Stored data
===

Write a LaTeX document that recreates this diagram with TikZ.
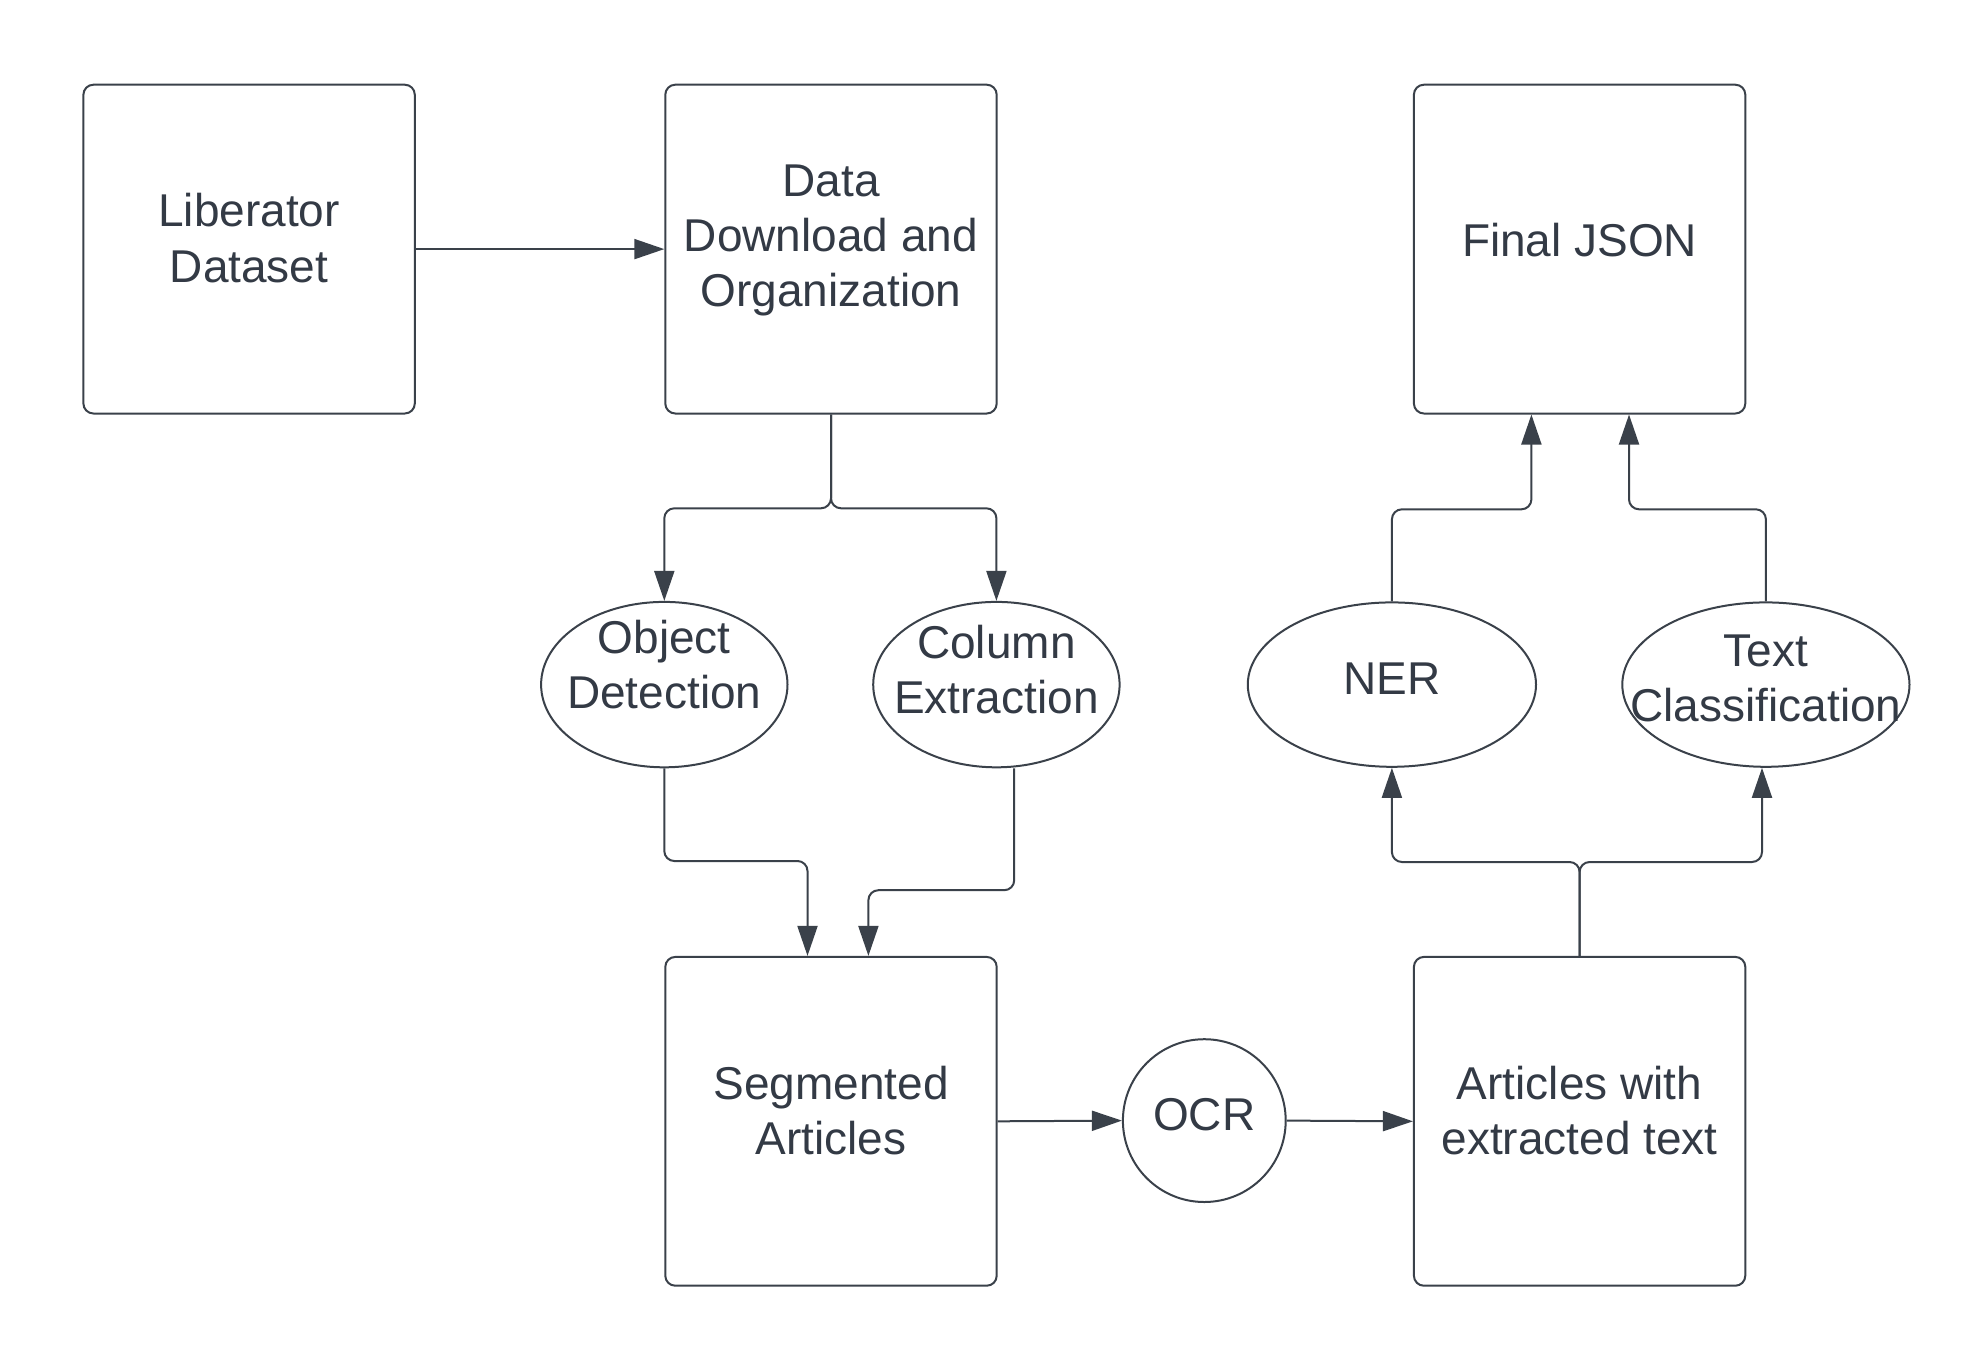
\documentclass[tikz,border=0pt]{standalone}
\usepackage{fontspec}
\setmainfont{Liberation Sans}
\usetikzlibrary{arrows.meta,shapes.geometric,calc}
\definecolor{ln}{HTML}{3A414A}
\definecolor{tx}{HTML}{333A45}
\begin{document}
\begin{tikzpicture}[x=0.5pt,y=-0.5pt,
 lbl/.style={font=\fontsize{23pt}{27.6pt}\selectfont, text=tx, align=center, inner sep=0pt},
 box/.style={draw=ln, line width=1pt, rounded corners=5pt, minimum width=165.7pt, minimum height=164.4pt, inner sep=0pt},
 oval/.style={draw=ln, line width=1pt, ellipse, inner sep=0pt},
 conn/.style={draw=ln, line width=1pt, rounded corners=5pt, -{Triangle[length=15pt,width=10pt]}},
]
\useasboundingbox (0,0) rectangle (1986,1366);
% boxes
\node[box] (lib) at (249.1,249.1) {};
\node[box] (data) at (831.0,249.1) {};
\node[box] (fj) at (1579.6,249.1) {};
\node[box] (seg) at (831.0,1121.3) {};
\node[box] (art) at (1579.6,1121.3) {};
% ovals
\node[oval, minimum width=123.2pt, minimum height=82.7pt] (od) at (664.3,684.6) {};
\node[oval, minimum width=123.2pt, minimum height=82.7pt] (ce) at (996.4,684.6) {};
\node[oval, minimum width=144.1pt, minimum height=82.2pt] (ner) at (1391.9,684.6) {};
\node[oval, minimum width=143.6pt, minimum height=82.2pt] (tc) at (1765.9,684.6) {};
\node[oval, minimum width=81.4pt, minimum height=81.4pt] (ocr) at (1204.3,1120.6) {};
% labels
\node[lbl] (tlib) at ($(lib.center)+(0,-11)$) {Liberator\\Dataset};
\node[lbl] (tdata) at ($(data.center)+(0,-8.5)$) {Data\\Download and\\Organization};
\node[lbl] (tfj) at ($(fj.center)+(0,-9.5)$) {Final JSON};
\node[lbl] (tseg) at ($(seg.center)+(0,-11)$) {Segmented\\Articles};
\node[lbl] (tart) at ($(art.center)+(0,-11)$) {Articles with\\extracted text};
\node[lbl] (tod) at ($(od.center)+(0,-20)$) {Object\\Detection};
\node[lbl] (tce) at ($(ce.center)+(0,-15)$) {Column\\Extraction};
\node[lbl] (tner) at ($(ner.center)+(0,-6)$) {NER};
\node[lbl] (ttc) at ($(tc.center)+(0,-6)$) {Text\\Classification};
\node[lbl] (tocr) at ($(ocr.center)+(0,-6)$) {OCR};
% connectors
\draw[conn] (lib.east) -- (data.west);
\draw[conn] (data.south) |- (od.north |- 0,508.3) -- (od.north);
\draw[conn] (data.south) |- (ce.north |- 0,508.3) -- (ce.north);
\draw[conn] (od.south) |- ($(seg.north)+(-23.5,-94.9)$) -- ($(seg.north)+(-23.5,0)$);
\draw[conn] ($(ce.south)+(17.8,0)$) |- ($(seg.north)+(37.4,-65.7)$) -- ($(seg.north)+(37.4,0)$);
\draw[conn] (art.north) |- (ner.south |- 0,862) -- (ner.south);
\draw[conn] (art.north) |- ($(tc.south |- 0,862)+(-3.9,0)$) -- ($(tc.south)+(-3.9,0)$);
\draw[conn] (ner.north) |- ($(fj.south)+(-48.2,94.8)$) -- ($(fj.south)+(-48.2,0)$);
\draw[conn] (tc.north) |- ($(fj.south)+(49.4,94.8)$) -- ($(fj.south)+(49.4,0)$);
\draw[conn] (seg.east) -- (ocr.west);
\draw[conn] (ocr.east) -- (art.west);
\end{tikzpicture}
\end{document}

===

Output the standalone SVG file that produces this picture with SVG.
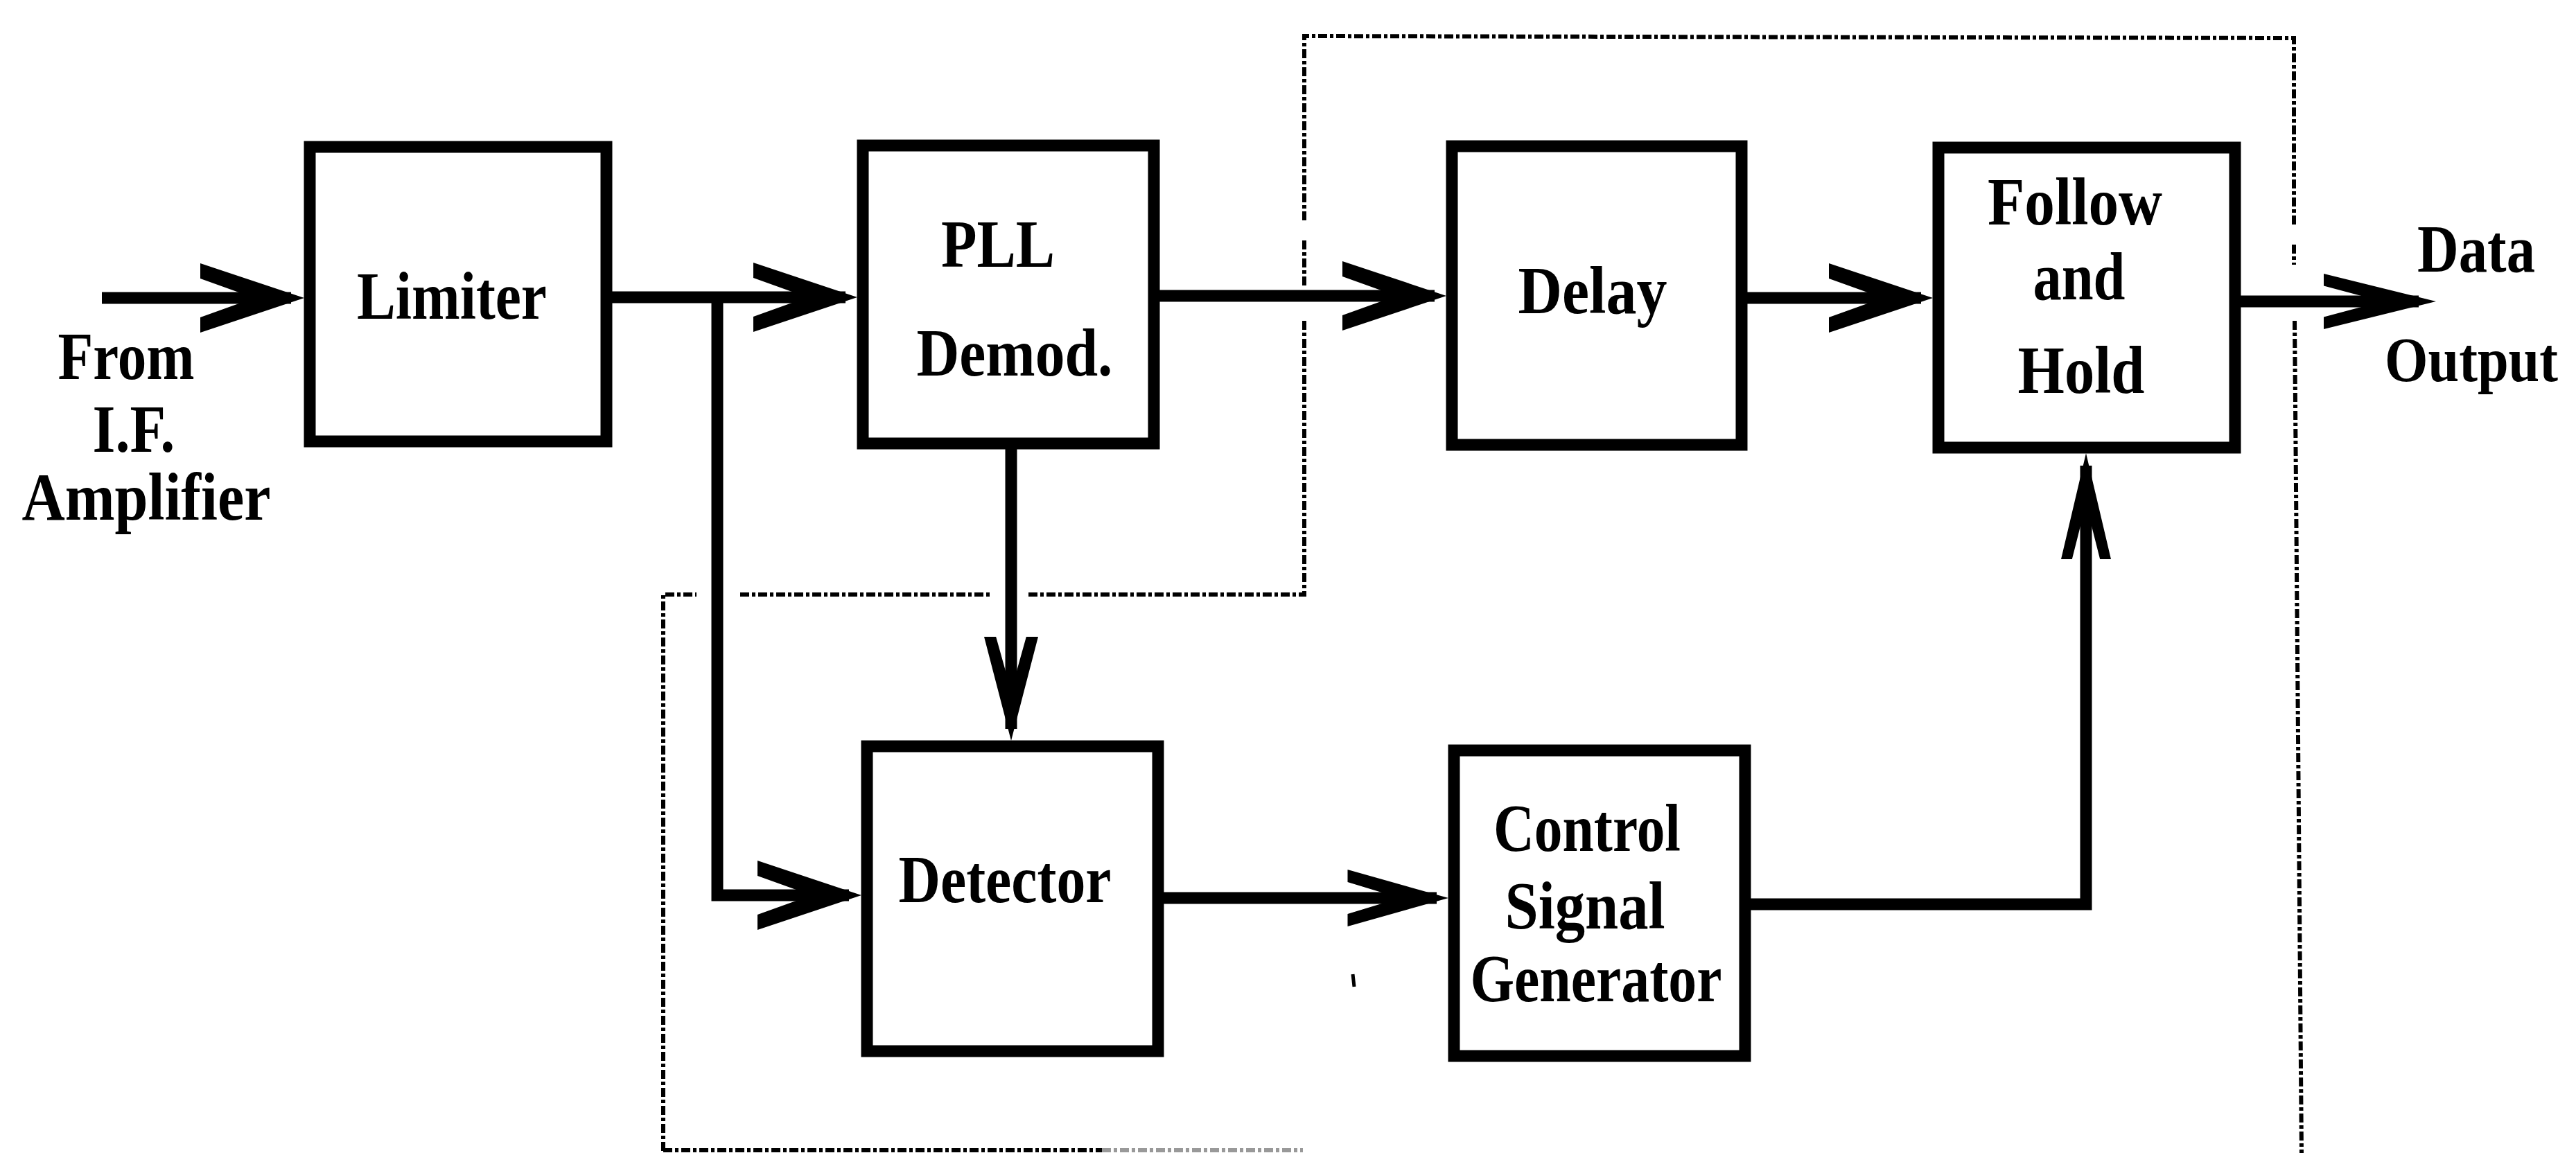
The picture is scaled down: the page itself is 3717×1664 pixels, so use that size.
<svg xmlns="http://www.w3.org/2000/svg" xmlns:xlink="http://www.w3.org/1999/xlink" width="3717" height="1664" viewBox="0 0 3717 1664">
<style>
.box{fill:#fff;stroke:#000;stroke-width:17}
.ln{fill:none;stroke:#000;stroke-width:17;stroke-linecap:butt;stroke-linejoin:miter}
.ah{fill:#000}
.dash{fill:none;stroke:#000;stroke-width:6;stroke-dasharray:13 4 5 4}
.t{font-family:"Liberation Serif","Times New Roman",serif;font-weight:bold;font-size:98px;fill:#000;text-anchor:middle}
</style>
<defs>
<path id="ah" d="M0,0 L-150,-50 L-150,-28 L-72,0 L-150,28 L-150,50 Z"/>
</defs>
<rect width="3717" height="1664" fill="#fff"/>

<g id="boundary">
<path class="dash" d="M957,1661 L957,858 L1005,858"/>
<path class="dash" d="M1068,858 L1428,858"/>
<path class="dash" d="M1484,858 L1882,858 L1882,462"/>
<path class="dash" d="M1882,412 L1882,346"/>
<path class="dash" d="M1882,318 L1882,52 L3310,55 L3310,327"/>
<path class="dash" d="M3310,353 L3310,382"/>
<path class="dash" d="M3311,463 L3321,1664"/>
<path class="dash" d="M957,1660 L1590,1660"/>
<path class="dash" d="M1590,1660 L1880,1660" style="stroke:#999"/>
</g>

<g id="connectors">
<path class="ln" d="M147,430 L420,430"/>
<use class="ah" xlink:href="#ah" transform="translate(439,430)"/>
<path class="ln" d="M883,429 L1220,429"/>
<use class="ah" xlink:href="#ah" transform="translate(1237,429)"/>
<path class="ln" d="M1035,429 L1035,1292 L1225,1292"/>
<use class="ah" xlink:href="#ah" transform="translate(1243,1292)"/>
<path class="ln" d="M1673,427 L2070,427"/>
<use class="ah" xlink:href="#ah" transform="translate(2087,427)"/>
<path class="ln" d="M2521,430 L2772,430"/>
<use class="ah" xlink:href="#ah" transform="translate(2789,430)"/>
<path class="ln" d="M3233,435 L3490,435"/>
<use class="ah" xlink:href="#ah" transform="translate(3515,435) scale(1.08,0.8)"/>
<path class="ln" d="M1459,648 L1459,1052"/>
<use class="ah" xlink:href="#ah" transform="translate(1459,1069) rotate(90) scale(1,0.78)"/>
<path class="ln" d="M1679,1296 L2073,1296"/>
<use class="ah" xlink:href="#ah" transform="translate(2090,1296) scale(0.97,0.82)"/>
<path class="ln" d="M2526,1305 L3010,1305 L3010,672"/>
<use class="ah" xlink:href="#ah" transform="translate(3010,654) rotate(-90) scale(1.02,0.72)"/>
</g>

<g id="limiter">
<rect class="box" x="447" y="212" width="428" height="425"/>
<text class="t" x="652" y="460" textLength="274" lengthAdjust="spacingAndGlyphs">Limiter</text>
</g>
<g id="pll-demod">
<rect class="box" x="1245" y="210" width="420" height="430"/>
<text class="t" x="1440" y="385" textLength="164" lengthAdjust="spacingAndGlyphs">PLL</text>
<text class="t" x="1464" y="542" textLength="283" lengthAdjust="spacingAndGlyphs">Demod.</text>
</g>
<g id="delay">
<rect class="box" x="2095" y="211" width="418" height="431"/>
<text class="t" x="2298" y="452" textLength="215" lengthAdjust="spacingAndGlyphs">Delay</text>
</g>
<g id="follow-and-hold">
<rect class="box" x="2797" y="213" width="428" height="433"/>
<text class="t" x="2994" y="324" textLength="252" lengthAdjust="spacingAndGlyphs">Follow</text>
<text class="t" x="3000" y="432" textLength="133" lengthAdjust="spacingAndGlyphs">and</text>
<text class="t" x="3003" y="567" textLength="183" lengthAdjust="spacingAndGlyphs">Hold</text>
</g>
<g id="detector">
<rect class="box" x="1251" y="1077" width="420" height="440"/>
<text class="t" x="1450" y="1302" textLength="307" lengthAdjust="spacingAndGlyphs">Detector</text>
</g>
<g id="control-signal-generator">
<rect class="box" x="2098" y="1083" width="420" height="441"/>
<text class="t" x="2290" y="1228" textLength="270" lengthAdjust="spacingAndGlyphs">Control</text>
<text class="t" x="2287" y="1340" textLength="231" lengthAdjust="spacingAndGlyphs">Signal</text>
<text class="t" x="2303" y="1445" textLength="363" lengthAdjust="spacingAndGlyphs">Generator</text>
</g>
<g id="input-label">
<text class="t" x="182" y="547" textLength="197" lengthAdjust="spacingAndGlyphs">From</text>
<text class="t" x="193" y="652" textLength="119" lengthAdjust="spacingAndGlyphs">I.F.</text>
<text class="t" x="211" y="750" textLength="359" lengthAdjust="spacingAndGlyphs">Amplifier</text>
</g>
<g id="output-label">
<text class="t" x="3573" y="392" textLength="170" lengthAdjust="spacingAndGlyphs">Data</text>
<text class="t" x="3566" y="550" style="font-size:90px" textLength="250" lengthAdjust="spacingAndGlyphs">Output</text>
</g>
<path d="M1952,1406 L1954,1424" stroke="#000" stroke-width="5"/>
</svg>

===

YOUR GOAL: Answer with one number: how many lines of the entries above include the word "this".

FINAL RESULT: 2